Draw up your individual design with me for your own personal Neapolitan triple harp.
On request this instrument can also be supplied as a double-strung harp.

Wood: Maple
Height: 156 cm
Weight: 7,0 kg
Strings: 78 in gut
Range: G' / C' - d‘‘‘


Italian Baroque harp

Two large Italian triple harps have survived from the first half of the 17th century, a time when a large chromatic harp had to face the acoustic challenge of an opera house orchestra: The so-called Barberini and Bologna harps. The 'oversized' Barberini harp with its large range of strings and rich decoration was originally made for private concerts in the Barberini family, and an original reconstruction can be regarded as problematical for opera performances. The Bologna triple harp on the other hand is not considered to be in its original state any longer and reveals structural weaknesses. Despite these restrictions, both these instruments represent the harp-making of their time. Above all they bear witness to the types of timber used, the corpus (soundbox) techniques and the string range.

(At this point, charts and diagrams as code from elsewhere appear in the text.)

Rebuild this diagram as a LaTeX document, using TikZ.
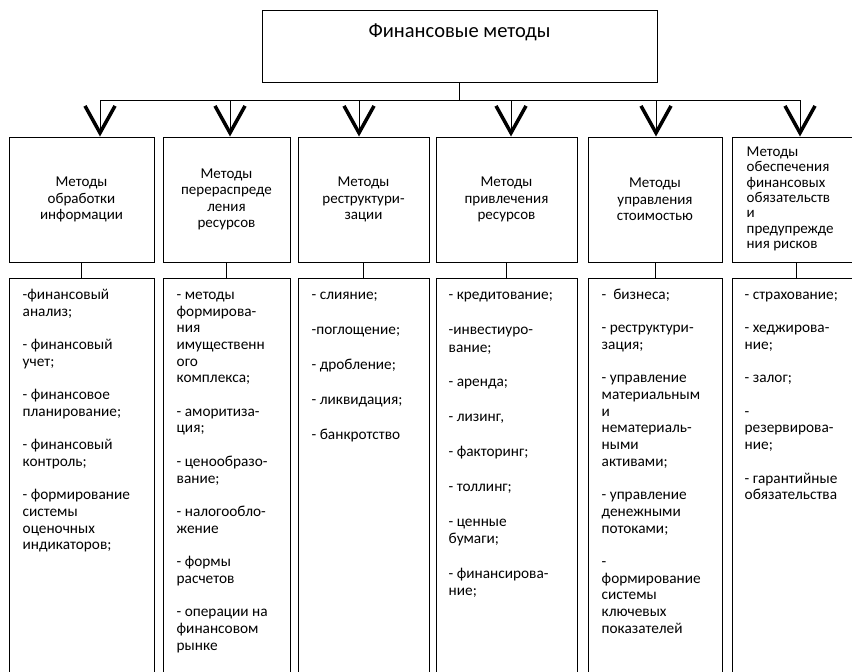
\documentclass[tikz,border=0pt]{standalone}
\usepackage{fontspec}
\setmainfont{Carlito}
\usetikzlibrary{positioning,arrows.meta}
\newcommand{\skipln}{\\[\baselineskip]}
\tikzset{
  methbox/.style={draw, line width=1pt, inner sep=0pt},
  headbox/.style={methbox, minimum height=125pt, align=center, font=\fontsize{15}{16.5}\selectfont},
  listbox/.style={methbox, minimum height=430pt},
  listtext/.style={inner sep=0pt, align=left, font=\fontsize{15.3}{16.7}\selectfont},
  fork/.style={line width=1pt, -{Straight Barb[length=27pt,width=30pt,line width=3.5pt]}},
}
\begin{document}
\begin{tikzpicture}[x=1pt,y=-1pt]
\useasboundingbox (0,0) rectangle (852,672);
\clip (0,0) rectangle (852,672);
% top box
\node[methbox, minimum width=395pt, minimum height=72pt] (top) at (459.5,46) {};
\node[inner sep=0pt, font=\fontsize{20.5}{24}\selectfont, below=14pt of top.north] (toptext) {Финансовые методы};
% groups of methods
\node[headbox, minimum width=145pt] (h1) at (81.5,199.5) {Методы\\обработки\\информации};
\node[headbox, minimum width=127pt] (h2) at (226.5,199.5) {Методы\\перераспреде\\ления\\ресурсов};
\node[headbox, minimum width=131pt] (h3) at (363.5,199.5) {Методы\\реструктури-\\зации};
\node[headbox, minimum width=141pt] (h4) at (506.5,199.5) {Методы\\привлечения\\ресурсов};
\node[headbox, minimum width=134pt] (h5) at (655,199.5) {Методы\\управления\\стоимостью};
\node[headbox, minimum width=128pt] (h6) at (796,199.5) {};
\node[listtext, font=\fontsize{15}{15.4}\selectfont, below right=10pt and 15pt of h6.north west] (h6text) {Методы\\обеспечения\\финансовых\\обязательств\\и\\предупрежде\\ния рисков};
% bus and arrows
\coordinate (a1) at (100,100);
\coordinate (a2) at (230,100);
\coordinate (a3) at (359,100);
\coordinate (a4) at (511,100);
\coordinate (a5) at (656,100);
\coordinate (a6) at (800,100);
\draw[line width=1pt] (top.south) -- (top.south |- a1);
\draw[line width=1pt] (a1) -- (a6);
\draw[fork] (a1) -- (a1 |- h1.north);
\draw[fork] (a2) -- (a2 |- h2.north);
\draw[fork] (a3) -- (a3 |- h3.north);
\draw[fork] (a4) -- (a4 |- h4.north);
\draw[fork] (a5) -- (a5 |- h5.north);
\draw[fork] (a6) -- (a6 |- h6.north);
% lists
\node[listbox, minimum width=145pt, below=15pt of h1] (l1) {};
\node[listbox, minimum width=127pt, below=15pt of h2] (l2) {};
\node[listbox, minimum width=131pt, below=15pt of h3] (l3) {};
\node[listbox, minimum width=141pt, below=15pt of h4] (l4) {};
\node[listbox, minimum width=134pt, below=15pt of h5] (l5) {};
\node[listbox, minimum width=128pt, below=15pt of h6] (l6) {};
\draw[line width=1pt] (h1) -- (l1);
\draw[line width=1pt] (h2) -- (l2);
\draw[line width=1pt] (h3) -- (l3);
\draw[line width=1pt] (h4) -- (l4);
\draw[line width=1pt] (h5) -- (l5);
\draw[line width=1pt] (h6) -- (l6);
\node[listtext, below right=10pt and 14pt of l1.north west] (t1) {\strut-финансовый\\анализ;\skipln
- финансовый\\учет;\skipln
- финансовое\\планирование;\skipln
- финансовый\\контроль;\skipln
- формирование\\системы\\оценочных\\индикаторов;};
\node[listtext, below right=10pt and 14pt of l2.north west] (t2) {\strut- методы\\формирова-\\ния\\имущественн\\ого\\комплекса;\skipln
- аморитиза-\\ция;\skipln
- ценообразо-\\вание;\skipln
- налогообло-\\жение\skipln
- формы\\расчетов\skipln
- операции на\\финансовом\\рынке};
\node[listtext, font=\fontsize{15.3}{17.5}\selectfont, below right=10pt and 14pt of l3.north west] (t3) {\strut- слияние;\skipln
-поглощение;\skipln
- дробление;\skipln
- ликвидация;\skipln
- банкротство};
\node[listtext, font=\fontsize{15.3}{17.4}\selectfont, below right=10pt and 13pt of l4.north west] (t4) {\strut- кредитование;\skipln
-инвестиуро-\\вание;\skipln
- аренда;\skipln
- лизинг,\skipln
- факторинг;\skipln
- толлинг;\skipln
- ценные\\бумаги;\skipln
- финансирова-\\ние;};
\node[listtext, below right=10pt and 14pt of l5.north west] (t5) {\strut-\ \ бизнеса;\skipln
- реструктури-\\зация;\skipln
- управление\\материальным\\и\\нематериаль-\\ными\\активами;\skipln
- управление\\денежными\\потоками;\skipln
-\\формирование\\системы\\ключевых\\показателей};
\node[listtext, below right=10pt and 13pt of l6.north west] (t6) {\strut- страхование;\skipln
- хеджирова-\\ние;\skipln
- залог;\skipln
-\\резервирова-\\ние;\skipln
- гарантийные\\обязательства};
\end{tikzpicture}
\end{document}
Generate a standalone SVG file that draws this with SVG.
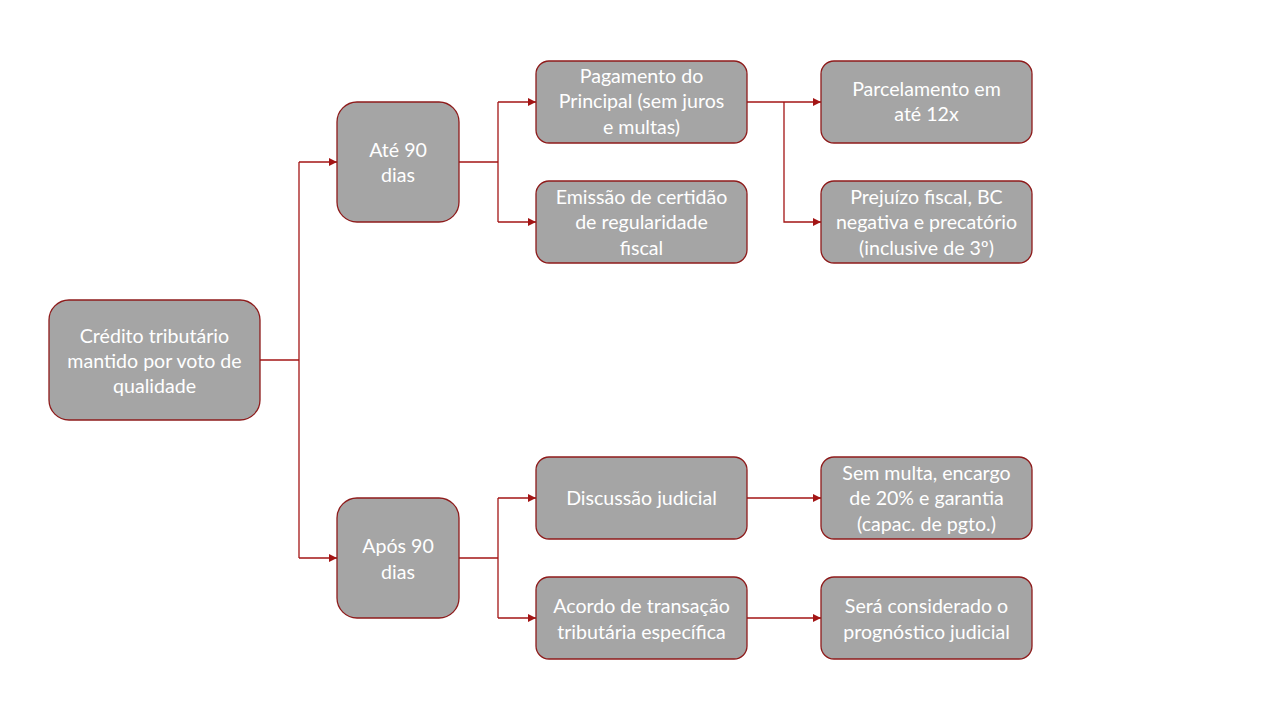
<svg xmlns="http://www.w3.org/2000/svg" width="1280" height="720" viewBox="0 0 1280 720">
<style>
.box{fill:#a5a5a5;stroke:#8e1b1b;stroke-width:1.3}
.t{font-family:Lato,"Open Sans","Liberation Sans",sans-serif;font-size:19.6px;fill:#ffffff;text-anchor:middle}
.c{fill:none;stroke:#a31515;stroke-width:1.3}
</style>
<defs>
<marker id="ah" viewBox="0 0 10 10" refX="10" refY="5" markerWidth="8" markerHeight="8" markerUnits="userSpaceOnUse" orient="auto">
<path d="M0,0 L10,5 L0,10 z" fill="#a31515"/>
</marker>
</defs>
<rect width="1280" height="720" fill="#ffffff"/>
<g id="connectors">
<path class="c" d="M260,360 H299"/>
<path class="c" d="M299,162 V558"/>
<path class="c" d="M299,162 H337" marker-end="url(#ah)"/>
<path class="c" d="M299,558 H337" marker-end="url(#ah)"/>
<path class="c" d="M459,162 H498"/>
<path class="c" d="M498,102 V222"/>
<path class="c" d="M498,102 H536" marker-end="url(#ah)"/>
<path class="c" d="M498,222 H536" marker-end="url(#ah)"/>
<path class="c" d="M459,558 H498"/>
<path class="c" d="M498,498 V618"/>
<path class="c" d="M498,498 H536" marker-end="url(#ah)"/>
<path class="c" d="M498,618 H536" marker-end="url(#ah)"/>
<path class="c" d="M747,102 H821" marker-end="url(#ah)"/>
<path class="c" d="M784,102 V222 H821" marker-end="url(#ah)"/>
<path class="c" d="M747,498 H821" marker-end="url(#ah)"/>
<path class="c" d="M747,618 H821" marker-end="url(#ah)"/>
</g>
<g id="root">
<rect class="box" x="49" y="300" width="211" height="120" rx="20"/>
<text class="t" x="154.5" y="343">Crédito tributário</text>
<text class="t" x="154.5" y="368">mantido por voto de</text>
<text class="t" x="154.5" y="393">qualidade</text>
</g>
<g id="ate90">
<rect class="box" x="337" y="102" width="122" height="120" rx="20"/>
<text class="t" x="398" y="157">Até 90</text>
<text class="t" x="398" y="182">dias</text>
</g>
<g id="apos90">
<rect class="box" x="337" y="498" width="122" height="120" rx="20"/>
<text class="t" x="398" y="553">Após 90</text>
<text class="t" x="398" y="579">dias</text>
</g>
<g id="pagamento">
<rect class="box" x="536" y="61" width="211" height="82" rx="13"/>
<text class="t" x="641.5" y="83">Pagamento do</text>
<text class="t" x="641.5" y="108">Principal (sem juros</text>
<text class="t" x="641.5" y="134">e multas)</text>
</g>
<g id="emissao">
<rect class="box" x="536" y="181" width="211" height="82" rx="13"/>
<text class="t" x="641.5" y="204">Emissão de certidão</text>
<text class="t" x="641.5" y="229">de regularidade</text>
<text class="t" x="641.5" y="255">fiscal</text>
</g>
<g id="discussao">
<rect class="box" x="536" y="457" width="211" height="82" rx="13"/>
<text class="t" x="641.5" y="505">Discussão judicial</text>
</g>
<g id="acordo">
<rect class="box" x="536" y="577" width="211" height="82" rx="13"/>
<text class="t" x="641.5" y="613">Acordo de transação</text>
<text class="t" x="641.5" y="639">tributária específica</text>
</g>
<g id="parcelamento">
<rect class="box" x="821" y="61" width="211" height="82" rx="13"/>
<text class="t" x="926.5" y="96">Parcelamento em</text>
<text class="t" x="926.5" y="121">até 12x</text>
</g>
<g id="prejuizo">
<rect class="box" x="821" y="181" width="211" height="82" rx="13"/>
<text class="t" x="926.5" y="204">Prejuízo fiscal, BC</text>
<text class="t" x="926.5" y="229">negativa e precatório</text>
<text class="t" x="926.5" y="255">(inclusive de 3º)</text>
</g>
<g id="semmulta">
<rect class="box" x="821" y="457" width="211" height="82" rx="13"/>
<text class="t" x="926.5" y="480">Sem multa, encargo</text>
<text class="t" x="926.5" y="505">de 20% e garantia</text>
<text class="t" x="926.5" y="531">(capac. de pgto.)</text>
</g>
<g id="sera">
<rect class="box" x="821" y="577" width="211" height="82" rx="13"/>
<text class="t" x="926.5" y="613">Será considerado o</text>
<text class="t" x="926.5" y="639">prognóstico judicial</text>
</g>
</svg>
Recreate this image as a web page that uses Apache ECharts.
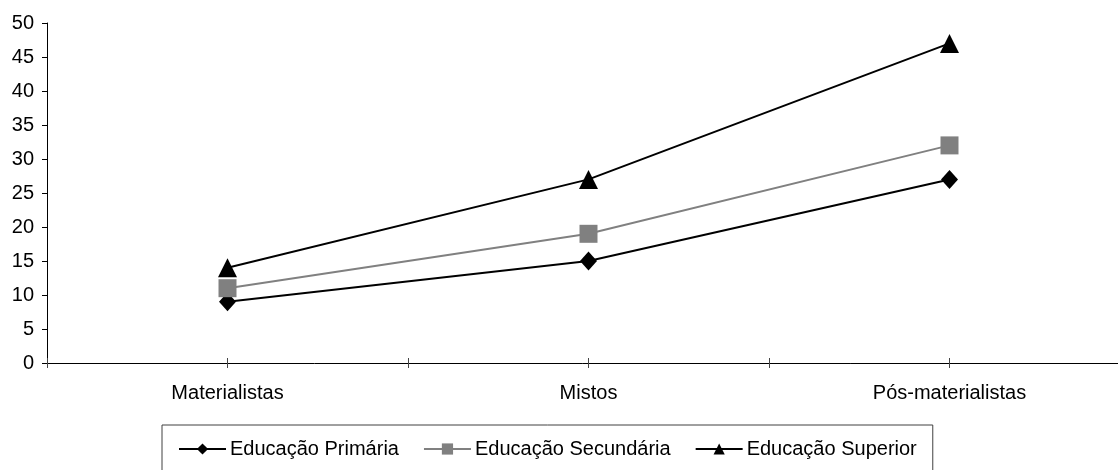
<!DOCTYPE html>
<html>
<head>
<meta charset="utf-8">
<script src="https://cdn.jsdelivr.net/npm/echarts@6/dist/echarts.min.js"></script>
<style>
html,body{margin:0;padding:0;background:#fff;}
#chart{width:1118px;height:470px;}
</style>
</head>
<body>
<div id="chart"></div>
<script>
const categories = ['Materialistas', 'Mistos', 'Pós-materialistas'];
const primaria = [9, 15, 27];
const secundaria = [11, 19, 32];
const superior = [14, 27, 47];
const seriesNames = ['Educação Primária', 'Educação Secundária', 'Educação Superior'];
const yMin = 0, yMax = 50, yInterval = 5;

const FONT = '"Liberation Sans", Arial, sans-serif';
const chart = echarts.init(document.getElementById('chart'), null, {renderer: 'canvas'});

const tickSlots = ['', '', '', '', '', ''];

chart.setOption({
  animation: false,
  backgroundColor: '#ffffff',
  textStyle: {fontFamily: FONT},
  grid: {left: 47, width: 1083, top: 23, bottom: 107, containLabel: false, outerBoundsMode: 'none'},
  xAxis: [
    {
      type: 'category', data: categories, boundaryGap: true,
      axisLine: {show: true, lineStyle: {color: '#000', width: 1}},
      axisTick: {show: false},
      axisLabel: {color: '#000', fontSize: 20, fontFamily: FONT, margin: 20}
    },
    {
      type: 'category', data: tickSlots, boundaryGap: true, position: 'bottom',
      axisLine: {show: false},
      axisTick: {show: true, inside: false, length: 5, lineStyle: {color: '#444', width: 1}},
      axisLabel: {show: false}
    },
    {
      type: 'category', data: tickSlots, boundaryGap: true, position: 'bottom',
      axisLine: {show: false},
      axisTick: {show: true, inside: true, length: 5, lineStyle: {color: '#444', width: 1}},
      axisLabel: {show: false}
    }
  ],
  yAxis: {
    type: 'value', min: yMin, max: yMax, interval: yInterval,
    axisLine: {show: true, lineStyle: {color: '#000', width: 1}},
    axisTick: {show: true, inside: false, length: 5, lineStyle: {color: '#000'}},
    axisLabel: {color: '#000', fontSize: 20, fontFamily: FONT, margin: 13},
    splitLine: {show: false}
  },
  legend: {
    data: seriesNames,
    left: 162, top: 425,
    orient: 'horizontal',
    padding: [14, 16, 30, 16],
    itemWidth: 47, itemHeight: 14, itemGap: 24,
    borderColor: '#404040', borderWidth: 1,
    textStyle: {color: '#000', fontSize: 20, fontFamily: FONT, padding: [0, 0, 0, -1]}
  },
  series: [
    {
      name: seriesNames[0], type: 'line', xAxisIndex: 0, data: primaria,
      symbol: 'diamond', symbolSize: [17, 19],
      lineStyle: {color: '#000', width: 2},
      itemStyle: {color: '#000'}
    },
    {
      name: seriesNames[1], type: 'line', xAxisIndex: 0, data: secundaria,
      symbol: 'rect', symbolSize: 18,
      lineStyle: {color: '#808080', width: 2},
      itemStyle: {color: '#808080'}
    },
    {
      name: seriesNames[2], type: 'line', xAxisIndex: 0, data: superior,
      symbol: 'triangle', symbolSize: 19,
      lineStyle: {color: '#000', width: 2},
      itemStyle: {color: '#000'}
    }
  ]
});
</script>
</body>
</html>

Large Nuovolone triple harp

In the painting dated around 1630 entitled "The artist and his family", the Italian painter C.F. Nuovolone depicts a large triple harp. The scene illustrating a culturally and musically educated family in the early Baroque period has been a great inspiration for me.
In my reconstruction of the Nuovolone harp I have brought in all the recognizable fine details in the painting. The soundbox construction and the types of wood used are based on the surviving "Barberini" and "Bologna" instruments.
The Nuovolone triple harp has been raised to new life through my reconstructions and its richly colourful sound is highly praised by harpists and international early music ensembles. It is the preferred instrument for performances of Baroque operas at large music festivals such as the Salzburger Festspiele, Utrecht Early Music Festival, Boston Early Music Festival and the Glyndebourne Opera Festival.
I shall be pleased to plan and make your own individual Nuovolone harp. This way you can be sure of a highly artistic, hand-crafted and unique instrument.

: Maple
Height: 194 cm
Weight: 10 kg
Strings: 88 in gut
Range: G' - e‘

Zampieri Harp

Domenico Zampieri lived in Italy from 1581-1641 and was a well-known painter and instrument maker. It is this fact that leads us to assume that his depictions of harps are authentic and can be viewed as a well-founded source of information for reconstructing historical harps. His painting of King David playing the harp can be seen in Versailles Palace: Close study of this instrument revealed that it is a medium-sized triple harp with a range of C - d'''. The harp does not belong to the group of later, larger instruments with a string range from G' in the bass to e''' in the descant. My reconstruction makes use of all the information revealed in the painting, and the result is an instrument with the typical bright tone of the period around 1600 when this harp was originally built.


Wood: Maple
Height: 168 cm
Weight: 8.5 kg
Strings: 88 in gut
Range: C - d‘‘‘


French chromatic harp

The French painter P. Mignard produced an illustration of this small double-strung harp around 1691: The detail and precision are testimony to the actual existence of this instrument at that time.

I make this harp with its acanthus leaf decoration and the small torso at the head of the pillar, reproducing this Baroque jewel. And, as shown in the painting, the harp can also be supplied with a sling with which to carry it while playing.

Wood: Maple
Height: 143 cm
Strings: 76 in gut
Range: C' - c'''
Weight: 4.5 kg

German chromatic Harp

This harp is a lesser known model of a double-strung chromatic harp, which has its origins in the German-speaking areas of Europe around 1700. In my research I have re-discovered more than ten harps based on the same principles of construction, with bray pins and some with elaborate baroque carving. Literary sources from the first half of the 18th century refer to this model as the “Davidsharffe” (King David’s harp). It was the harp played by Petrini, who was the harpist at the court of Frederick the Great. The early Germany operas and cantatas written by well known German baroque composers as well as dance music were played on this instrument. When played with bray pins it can even hold its own in a full baroque orchestra.

German harp from Sondershausen/ Thuringia dated around 1700

Unsigned chromatic harp, preserved in the Castle Museum in Sondershausen
Neck, column and body with elaborate carving.
Five pairs of sound-holes; Bray pins.
Maple, shellac varnish.
Range G’- e’’’

German chromatic harp signed: Johann Volckmann Rabe, Northausen Anno 1740

Original preserved in the Museum of Musical Instruments in Copenhagen.

Plain, rectangular body with three pairs of sound-holes and bray pins.
Neck and column with elaborate painted marble-effect and carved bust of King David, Apollo or Saint Cecilia, each based on surviving original instruments.
Range G’-d’’’/e’’’

German chromatic harp, simpler version

Dimensions according to a harp made by the son of Johann Volckmann Rabe, around 1755.
Rectangular body, bray pins, black painted frame.